**What you will do:** Copy the first line of the entries below and every line after it through the line containing "import pandas as pd". Do not include pictures.

────────────────────

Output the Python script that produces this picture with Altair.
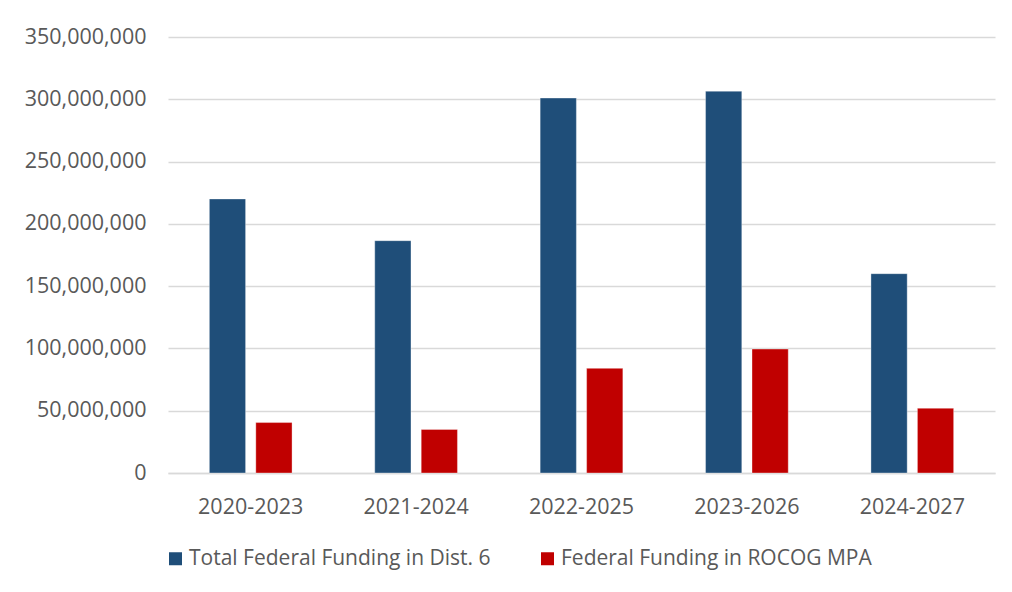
import altair as alt
import pandas as pd

periods = ["2020-2023", "2021-2024", "2022-2025", "2023-2026", "2024-2027"]
series = ["Total Federal Funding in Dist. 6", "Federal Funding in ROCOG MPA"]
total_dist6 = [220000000, 186500000, 301000000, 306500000, 160000000]
rocog_mpa = [40500000, 35000000, 84000000, 99500000, 52000000]
colors = ["#1f4e79", "#c00000"]

rows = []
for p, a, b in zip(periods, total_dist6, rocog_mpa):
    rows.append({"period": p, "series": series[0], "value": a})
    rows.append({"period": p, "series": series[1], "value": b})
df = pd.DataFrame(rows)

FONT = "Open Sans"
GREY = "#595959"
FS = 21.5

chart = alt.Chart(df).mark_bar(stroke="#ffffff", strokeOpacity=0.35, strokeWidth=1).encode(
    x=alt.X("period:N", sort=periods, title=None,
            scale=alt.Scale(paddingInner=0.5, paddingOuter=0.25),
            axis=alt.Axis(labelAngle=0, labelFontSize=FS, labelColor=GREY, labelFont=FONT,
                          ticks=False, domain=True, domainColor="#d9d9d9", domainWidth=1.5,
                          labelPadding=23)),
    xOffset=alt.XOffset("series:N", sort=series, scale=alt.Scale(paddingInner=0.22)),
    y=alt.Y("value:Q", title=None,
            scale=alt.Scale(domain=[0, 350000000]),
            axis=alt.Axis(values=list(range(0, 350000001, 50000000)), format=",.0f",
                          labelFontSize=FS, labelColor=GREY, labelFont=FONT,
                          ticks=False, domain=False, gridColor="#d9d9d9", gridWidth=1.5,
                          labelPadding=22)),
    color=alt.Color("series:N", sort=series,
                    scale=alt.Scale(domain=series, range=colors),
                    legend=alt.Legend(title=None, orient="none", direction="horizontal",
                                      legendX=-3, legendY=511, symbolType="square",
                                      symbolSize=169, symbolStrokeWidth=0,
                                      labelFontSize=21, labelColor=GREY, labelFont=FONT,
                                      labelLimit=500, columnPadding=46, labelOffset=3)),
).properties(
    width=827, height=436,
    padding={"left": 160, "top": 29, "right": 9, "bottom": 111},
    autosize=alt.AutoSizeParams(type="none"),
    background="#ffffff",
).configure_view(stroke=None)

chart.save("out.html", embed_options={"renderer": "svg", "actions": False})
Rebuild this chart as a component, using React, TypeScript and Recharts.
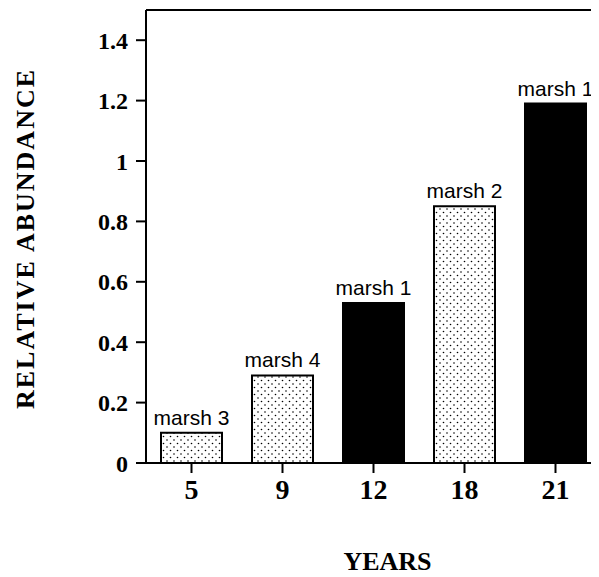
import { BarChart, Bar, XAxis, YAxis, Cell, LabelList, ReferenceLine } from "recharts";

const years = ["5", "9", "12", "18", "21"];
const abundance = [0.1, 0.29, 0.53, 0.85, 1.19];
const marshes = ["marsh 3", "marsh 4", "marsh 1", "marsh 2", "marsh 1"];
const yTicks = [0, 0.2, 0.4, 0.6, 0.8, 1, 1.2, 1.4];

const data = years.map((year, i) => ({
  year,
  value: abundance[i],
  marsh: marshes[i],
}));

const serif = "'Liberation Serif', 'Times New Roman', serif";
const sans = "'Liberation Sans', Arial, sans-serif";

const fmtTick = (v: number) => (v === 0 || v === 1 ? String(v) : v.toFixed(1));

export default function App() {
  return (
    <div style={{ width: 591, height: 569, overflow: "hidden" }}>
      <BarChart
        width={600}
        height={572}
        data={data}
        margin={{ top: 2, right: 7, left: 0, bottom: 0 }}
      >
        <defs>
          <pattern id="dots" width="7" height="7" patternUnits="userSpaceOnUse">
            <rect width="7" height="7" fill="#fff" />
            <circle cx="1.5" cy="1.5" r="0.8" fill="#000" />
            <circle cx="5" cy="5" r="0.8" fill="#000" />
          </pattern>
        </defs>
        <ReferenceLine y={1.5} stroke="#000" strokeWidth={2} />
        <XAxis
          dataKey="year"
          height={117}
          stroke="#000"
          strokeWidth={2}
          tickSize={10}
          tickMargin={6}
          tick={{ fontSize: 28, fontWeight: "bold", fontFamily: serif, fill: "#000" }}
          label={{
            content: ({ viewBox }: any) => (
              <text
                x={viewBox.x + viewBox.width / 2 + 14}
                y={viewBox.y + 107}
                textAnchor="middle"
                fontSize={26}
                fontWeight="bold"
                fontFamily={serif}
                fill="#000"
              >
                YEARS
              </text>
            ),
          }}
        />
        <YAxis
          width={138}
          domain={[0, 1.5]}
          ticks={yTicks}
          tickFormatter={fmtTick}
          stroke="#000"
          strokeWidth={2}
          tickSize={10}
          tickMargin={8}
          tick={{ fontSize: 24, fontWeight: "bold", fontFamily: serif, fill: "#000" }}
          label={{
            content: ({ viewBox }: any) => {
              const cx = 17;
              const cy = viewBox.y + viewBox.height / 2 + 2;
              return (
                <text
                  x={cx}
                  y={cy}
                  transform={`rotate(-90, ${cx}, ${cy})`}
                  textAnchor="middle"
                  dominantBaseline="central"
                  fontSize={26}
                  fontWeight="bold"
                  fontFamily={serif}
                  letterSpacing={2}
                  fill="#000"
                >
                  RELATIVE ABUNDANCE
                </text>
              );
            },
          }}
        />
        <Bar dataKey="value" barSize={61} isAnimationActive={false} stroke="#000" strokeWidth={2}>
          {data.map((d, i) => (
            <Cell key={i} fill={d.marsh === "marsh 1" ? "#000" : "url(#dots)"} />
          ))}
          <LabelList
            dataKey="marsh"
            position="top"
            offset={8}
            style={{ fontSize: 21, fontFamily: sans, fill: "#000" }}
          />
        </Bar>
      </BarChart>
    </div>
  );
}
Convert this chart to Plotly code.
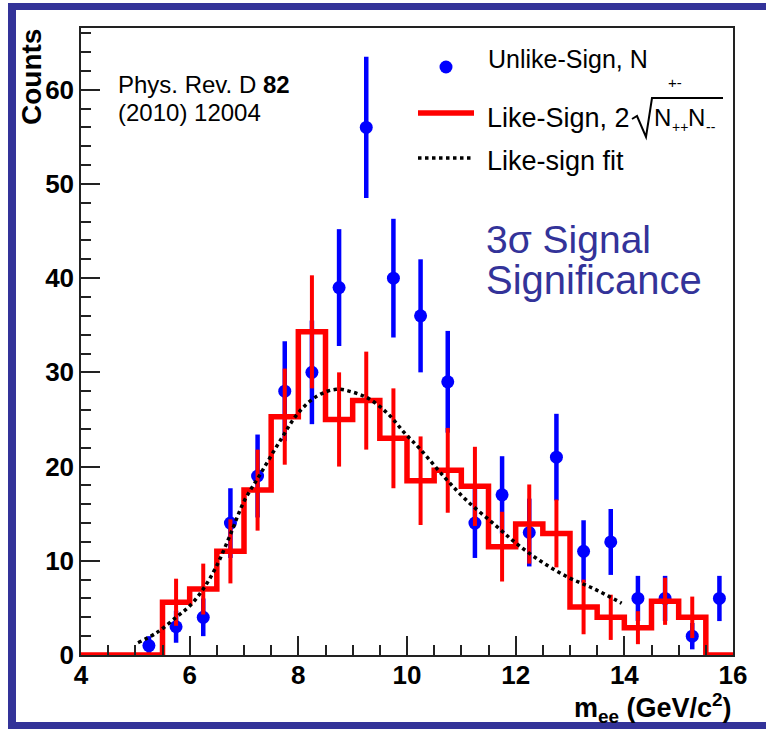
import plotly.graph_objects as go

# ---- data -------------------------------------------------------------
# bin centres (0.5 GeV/c^2 bins)
unlike_x = [5.25, 5.75, 6.25, 6.75, 7.25, 7.75, 8.25, 8.75, 9.25, 9.75, 10.25,
            10.75, 11.25, 11.75, 12.25, 12.75, 13.25, 13.75, 14.25, 14.75, 15.25, 15.75]
unlike_n = [1, 3, 4, 14, 19, 28, 30, 39, 56, 40, 36, 29, 14, 17, 13, 21, 11, 12, 6, 6, 2, 6]
unlike_err = [1.0, 1.7, 2.0, 3.7, 4.4, 5.3, 5.5, 6.2, 7.5, 6.3, 6.0, 5.4, 3.7, 4.1,
              3.6, 4.6, 3.3, 3.5, 2.4, 2.4, 1.4, 2.4]

# like-sign histogram: left bin edges 4.0 ... 15.5
like_edges = [4.0, 4.5, 5.0, 5.5, 6.0, 6.5, 7.0, 7.5, 8.0, 8.5, 9.0, 9.5, 10.0, 10.5,
              11.0, 11.5, 12.0, 12.5, 13.0, 13.5, 14.0, 14.5, 15.0, 15.5]
like_val = [0, 0, 0, 5.6, 7.0, 11.0, 17.5, 25.3, 34.3, 25.0, 27.0, 23.0, 18.5, 19.6,
            17.9, 11.5, 13.9, 12.9, 5.1, 4.0, 2.9, 5.7, 4.0, 0]
like_err_x = [5.75, 6.25, 6.75, 7.25, 7.75, 8.25, 8.75, 9.25, 9.75, 10.25, 10.75,
              11.25, 11.75, 12.25, 12.75, 13.25, 13.75, 14.25, 14.75, 15.25]
like_err_y = [5.6, 7.0, 11.0, 17.5, 25.3, 34.3, 25.0, 27.0, 23.0, 18.5, 19.6,
              17.9, 11.5, 13.9, 12.9, 5.1, 4.0, 2.9, 5.7, 4.0]
like_err = [2.5, 2.7, 3.4, 4.3, 5.1, 6.0, 5.0, 5.2, 5.3, 4.7, 4.5,
            4.2, 3.7, 4.2, 3.6, 2.9, 2.4, 1.75, 2.5, 2.2]

# like-sign fit curve
fit_x = [5.05, 5.4, 5.75, 6.0, 6.25, 6.5, 6.75, 7.0, 7.3, 7.65, 8.0, 8.35, 8.7, 9.0,
         9.3, 9.65, 9.95, 10.25, 10.7, 11.1, 11.6, 12.0, 12.45, 12.95, 13.45, 13.95]
fit_y = [1.3, 2.4, 4.0, 5.2, 7.0, 9.5, 12.8, 16.3, 19.2, 22.6, 25.7, 27.5, 28.2, 27.9,
         27.2, 25.6, 23.6, 21.8, 18.8, 16.4, 13.9, 11.9, 10.0, 8.3, 7.0, 5.5]

x_ticks = [4, 6, 8, 10, 12, 14, 16]
y_ticks = [0, 10, 20, 30, 40, 50, 60]

# ---- layout geometry (pixels) -----------------------------------------
W, H = 766, 730
L, R, T, B = 81, 33, 28, 75
PW, PH = W - L - R, H - T - B
YMAX = 66.55

FONT = "Liberation Sans, Arial, Helvetica, sans-serif"
NAVY = "#333399"


def px(x):
    return (x - L) / PW


def py(y):
    return (H - B - y) / PH


fig = go.Figure()

fig.add_trace(go.Scatter(
    x=unlike_x, y=unlike_n, mode="markers",
    marker=dict(color="#0000ff", size=13, line=dict(width=0)),
    error_y=dict(type="data", array=unlike_err, color="#0000ff", thickness=4.5, width=0),
    showlegend=False, hoverinfo="skip"))

fig.add_trace(go.Scatter(
    x=like_edges + [16.0], y=like_val + [like_val[-1]], mode="lines",
    line=dict(color="#ff0000", width=5.5, shape="hv"),
    showlegend=False, hoverinfo="skip"))

fig.add_trace(go.Scatter(
    x=like_err_x, y=like_err_y, mode="markers",
    marker=dict(color="#ff0000", size=1, opacity=0),
    error_y=dict(type="data", array=like_err, color="#ff0000", thickness=4, width=0),
    showlegend=False, hoverinfo="skip"))

fig.add_trace(go.Scatter(
    x=fit_x, y=fit_y, mode="lines",
    line=dict(color="black", width=3.5, dash="dot", shape="spline", smoothing=1.0),
    showlegend=False, hoverinfo="skip"))

axis_common = dict(
    showgrid=False, zeroline=False, showline=True, mirror=True,
    linecolor="#222222", linewidth=1.5,
    ticks="inside", tickcolor="#222222", tickwidth=1.5, ticklen=19,
    tickfont=dict(family=FONT, size=26, color="black", weight="bold"),
)

fig.update_xaxes(range=[4, 16], tickvals=x_ticks, ticktext=[str(v) for v in x_ticks],
                 ticklabelstandoff=-4,
                 minor=dict(dtick=0.5, tick0=4, ticks="inside", ticklen=10,
                            tickcolor="#222222", tickwidth=1.5),
                 **axis_common)
fig.update_yaxes(range=[0, YMAX], tickvals=y_ticks, ticktext=[str(v) for v in y_ticks],
                 minor=dict(dtick=2, tick0=0, ticks="inside", ticklen=10,
                            tickcolor="#222222", tickwidth=1.5),
                 **axis_common)

shapes = []
# outer navy frame (top, left, bottom bars)
shapes.append(dict(type="rect", xref="paper", yref="paper", x0=px(8), x1=px(W + 5),
                   y0=py(10), y1=py(3), fillcolor=NAVY, line=dict(width=0), layer="above"))
shapes.append(dict(type="rect", xref="paper", yref="paper", x0=px(8), x1=px(16),
                   y0=py(729), y1=py(3), fillcolor=NAVY, line=dict(width=0), layer="above"))
shapes.append(dict(type="rect", xref="paper", yref="paper", x0=px(8), x1=px(W + 5),
                   y0=py(729), y1=py(722), fillcolor=NAVY, line=dict(width=0), layer="above"))

# legend symbols
shapes.append(dict(type="circle", xref="paper", yref="paper",
                   x0=px(439.5), x1=px(452.5), y0=py(73.5), y1=py(60.5),
                   fillcolor="#0000ff", line=dict(width=0)))
shapes.append(dict(type="line", xref="paper", yref="paper",
                   x0=px(418), x1=px(474), y0=py(113), y1=py(113),
                   line=dict(color="#ff0000", width=5.5)))
shapes.append(dict(type="line", xref="paper", yref="paper",
                   x0=px(418), x1=px(474), y0=py(158), y1=py(158),
                   line=dict(color="black", width=3.5, dash="dot")))
# radical sign over N++N--
rad = [(632, 119), (637, 116), (646, 137), (652, 98), (723, 98)]
path = "M " + " L ".join(f"{px(a)},{py(b)}" for a, b in rad)
shapes.append(dict(type="path", xref="paper", yref="paper", path=path,
                   line=dict(color="black", width=2)))

ann = []


def text(x, y, s, size, color="black", xanchor="left", bold=False, **kw):
    ann.append(dict(x=px(x), y=py(y), xref="paper", yref="paper", text=s,
                    showarrow=False, xanchor=xanchor, yanchor="middle",
                    font=dict(family=FONT, size=size, color=color,
                              weight="bold" if bold else "normal"), **kw))


text(486, 59, "Unlike-Sign, N", 25)
text(666, 82, "+-", 15)
text(485, 118, "Like-Sign, 2", 27)
text(652, 118, "N", 24)
text(670, 127, "++", 14)
text(686, 118, "N", 24)
text(704, 127, "--", 14)
text(485, 161, "Like-sign fit", 27)

text(116, 84, "Phys. Rev. D <b>82</b>", 24)
text(116, 113, "(2010) 12004", 24)

text(484, 239, "3σ Signal", 39, color=NAVY)
text(484, 280, "Significance", 40, color=NAVY)

text(31, 77, "Counts", 28, bold=True, xanchor="center", textangle=-90)
text(734, 708, "m<sub>ee</sub> (GeV/c<sup>2</sup>)", 27, bold=True, xanchor="right")

fig.update_layout(
    width=W, height=H, margin=dict(l=L, r=R, t=T, b=B, pad=0),
    paper_bgcolor="white", plot_bgcolor="white",
    shapes=shapes, annotations=ann, showlegend=False,
)

fig.write_html("out.html", config={"displayModeBar": False})
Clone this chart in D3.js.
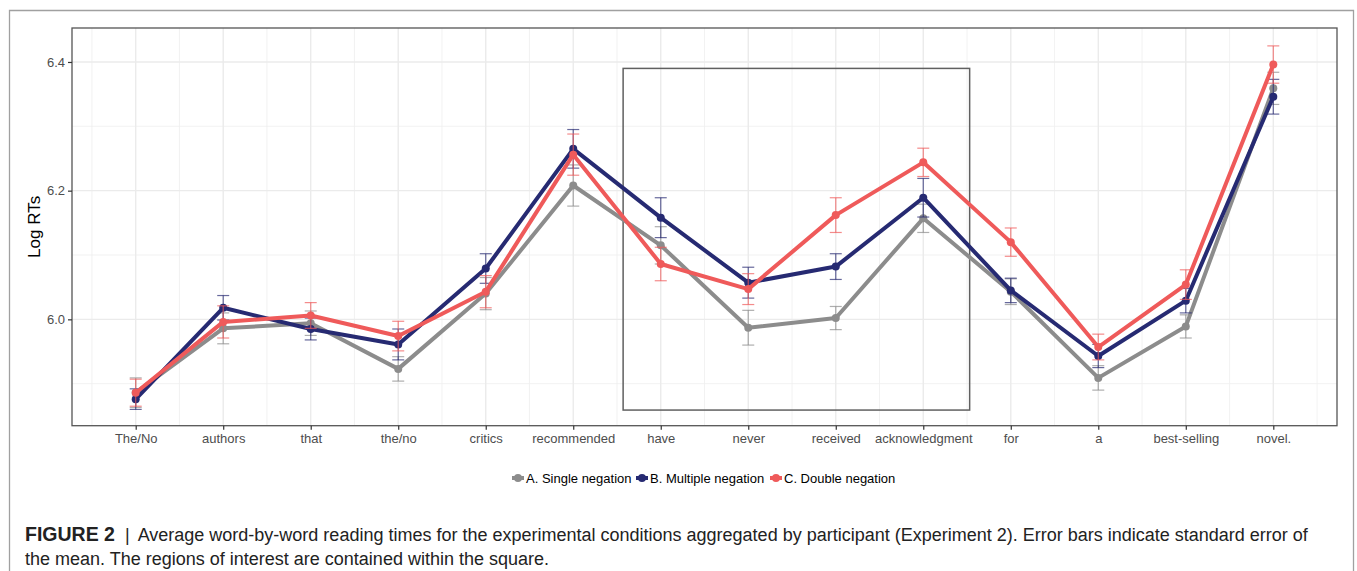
<!DOCTYPE html>
<html>
<head>
<meta charset="utf-8">
<script src="https://cdn.jsdelivr.net/npm/d3@7"></script>
<style>
  body { margin: 0; background: #fff; }
  svg { display: block; font-family: "Liberation Sans", Arial, Helvetica, sans-serif; }
</style>
</head>
<body>
<svg id="chart" width="1357" height="571"></svg>
<script>
// ---- data ----
const categories = ["The/No", "authors", "that", "the/no", "critics", "recommended", "have", "never", "received", "acknowledgment", "for", "a", "best-selling", "novel."];
const seriesNames = ["A. Single negation", "B. Multiple negation", "C. Double negation"];
const singleMean   = [5.886, 5.986, 5.994, 5.923, 6.040, 6.208, 6.115, 5.987, 6.002, 6.157, 6.043, 5.909, 5.989, 6.359];
const singleSE     = [0.023, 0.024, 0.019, 0.019, 0.025, 0.032, 0.029, 0.027, 0.018, 0.022, 0.020, 0.019, 0.018, 0.025];
const multipleMean = [5.876, 6.018, 5.985, 5.961, 6.079, 6.265, 6.158, 6.057, 6.082, 6.189, 6.045, 5.943, 6.029, 6.346];
const multipleSE   = [0.016, 0.019, 0.017, 0.024, 0.023, 0.030, 0.031, 0.024, 0.020, 0.030, 0.019, 0.018, 0.019, 0.027];
const doubleMean   = [5.886, 5.996, 6.006, 5.974, 6.043, 6.256, 6.086, 6.047, 6.162, 6.244, 6.120, 5.957, 6.054, 6.396];
const doubleSE     = [0.021, 0.025, 0.020, 0.023, 0.025, 0.032, 0.026, 0.024, 0.027, 0.022, 0.022, 0.020, 0.023, 0.029];
const yMajorTicks = [6.0, 6.2, 6.4];
const yMinorTicks = [5.9, 6.1, 6.3];
const regionX = [5.57, 9.53];   // category-index span of the region of interest
const regionY = [5.859, 6.39];
const yTitle = "Log RTs";
const captionBold = "FIGURE 2";
const captionLine1 = "Average word-by-word reading times for the experimental conditions aggregated by participant (Experiment 2). Error bars indicate standard error of";
const captionLine2 = "the mean. The regions of interest are contained within the square.";

// ---- layout ----
const svg = d3.select("#chart");
const P = { left: 72, right: 1337, top: 28, bottom: 425.7 };
const colors = ["#8c8c8c", "#262a72", "#ef5a5a"];

const series = [
  { name: seriesNames[0], mean: singleMean, se: singleSE, color: colors[0] },
  { name: seriesNames[1], mean: multipleMean, se: multipleSE, color: colors[1] },
  { name: seriesNames[2], mean: doubleMean, se: doubleSE, color: colors[2] }
];

const x = d3.scalePoint().domain(categories).range([P.left, P.right]).padding(0.728);
const step = x.step();
const y = d3.scaleLinear().domain([5.8347, 6.4528]).range([P.bottom, P.top]);
const xi = i => x(categories[0]) + i * step;

// outer figure frame
svg.append("path")
  .attr("d", `M9.5,575 V10.5 H1353.5 V575`)
  .attr("fill", "none").attr("stroke", "#a0a0a0").attr("stroke-width", 1.3);

// panel background
const g = svg.append("g");
g.append("rect").attr("x", P.left).attr("y", P.top)
  .attr("width", P.right - P.left).attr("height", P.bottom - P.top).attr("fill", "#fff");

// grid minor
const grid = g.append("g");
yMinorTicks.forEach(t => grid.append("line")
  .attr("x1", P.left).attr("x2", P.right).attr("y1", y(t)).attr("y2", y(t))
  .attr("stroke", "#efefef").attr("stroke-width", 0.8));
d3.range(categories.length + 1).forEach(i => {
  const xx = xi(i - 0.5);
  grid.append("line").attr("x1", xx).attr("x2", xx).attr("y1", P.top).attr("y2", P.bottom)
    .attr("stroke", "#efefef").attr("stroke-width", 0.8);
});
// grid major
yMajorTicks.forEach(t => grid.append("line")
  .attr("x1", P.left).attr("x2", P.right).attr("y1", y(t)).attr("y2", y(t))
  .attr("stroke", "#ebebeb").attr("stroke-width", 1.4));
categories.forEach(c => grid.append("line")
  .attr("x1", x(c)).attr("x2", x(c)).attr("y1", P.top).attr("y2", P.bottom)
  .attr("stroke", "#ebebeb").attr("stroke-width", 1.4));

// region of interest box
g.append("rect")
  .attr("x", xi(regionX[0])).attr("y", y(regionY[1]))
  .attr("width", xi(regionX[1]) - xi(regionX[0]))
  .attr("height", y(regionY[0]) - y(regionY[1]))
  .attr("fill", "none").attr("stroke", "#606060").attr("stroke-width", 1.5);

// series
const line = d3.line().x((d, i) => x(categories[i])).y(d => y(d));
series.forEach(s => {
  const sg = g.append("g");
  // error bars
  s.mean.forEach((m, i) => {
    const cx = x(categories[i]);
    const lo = y(m - s.se[i]), hi = y(m + s.se[i]);
    const eb = sg.append("g").attr("stroke", s.color).attr("stroke-opacity", 0.7).attr("stroke-width", 1.2);
    eb.append("line").attr("x1", cx).attr("x2", cx).attr("y1", lo).attr("y2", hi);
    eb.append("line").attr("x1", cx - 6).attr("x2", cx + 6).attr("y1", lo).attr("y2", lo);
    eb.append("line").attr("x1", cx - 6).attr("x2", cx + 6).attr("y1", hi).attr("y2", hi);
  });
  sg.append("path").datum(s.mean).attr("d", line)
    .attr("fill", "none").attr("stroke", s.color).attr("stroke-width", 4)
    .attr("stroke-linejoin", "round");
  sg.selectAll("circle").data(s.mean).join("circle")
    .attr("cx", (d, i) => x(categories[i])).attr("cy", d => y(d)).attr("r", 4)
    .attr("fill", s.color);
});

// panel border
g.append("rect").attr("x", P.left).attr("y", P.top)
  .attr("width", P.right - P.left).attr("height", P.bottom - P.top)
  .attr("fill", "none").attr("stroke", "#555").attr("stroke-width", 1.3);

// axes
const yAxis = g.append("g").attr("transform", `translate(${P.left},0)`)
  .call(d3.axisLeft(y).tickValues(yMajorTicks).tickFormat(d3.format(".1f")).tickSize(4).tickPadding(3));
const xAxis = g.append("g").attr("transform", `translate(0,${P.bottom})`)
  .call(d3.axisBottom(x).tickSize(4).tickPadding(4));
[yAxis, xAxis].forEach(a => {
  a.select(".domain").remove();
  a.selectAll(".tick line").attr("stroke", "#333").attr("stroke-width", 1.2);
  a.selectAll(".tick text").attr("fill", "#4d4d4d").style("font-size", "13px")
    .style("font-family", '"Liberation Sans", Arial, sans-serif');
});

// y title
svg.append("text").attr("transform", `translate(40,${(P.top + P.bottom) / 2}) rotate(-90)`)
  .attr("text-anchor", "middle").attr("fill", "#000").style("font-size", "17px").text(yTitle);

// legend
const leg = svg.append("g").attr("transform", "translate(0,478)");
const legX = [512, 636, 770];
series.forEach((s, i) => {
  const lg = leg.append("g").attr("transform", `translate(${legX[i]},0)`);
  lg.append("line").attr("x1", 0).attr("x2", 12).attr("y1", 0).attr("y2", 0)
    .attr("stroke", s.color).attr("stroke-width", 4);
  lg.append("circle").attr("cx", 6).attr("cy", 0).attr("r", 4).attr("fill", s.color);
  lg.append("text").attr("x", 14).attr("y", 0).attr("dy", "0.35em")
    .attr("fill", "#000").style("font-size", "13px").text(s.name);
});

// caption
const cap = svg.append("text").attr("x", 25).attr("y", 541).attr("fill", "#222")
  .style("font-size", "18px");
cap.append("tspan").style("font-weight", "bold").style("font-size", "19.5px").text(captionBold);
cap.append("tspan").text("\u00a0\u00a0|\u00a0");
cap.append("tspan").attr("dx", 3).text(captionLine1);
svg.append("text").attr("x", 25).attr("y", 565).attr("fill", "#222")
  .style("font-size", "18px").text(captionLine2);
</script>
</body>
</html>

────────────────────

**Response for this exercise:**
Output the Python script that produces this picture with Altair.
import altair as alt
import pandas as pd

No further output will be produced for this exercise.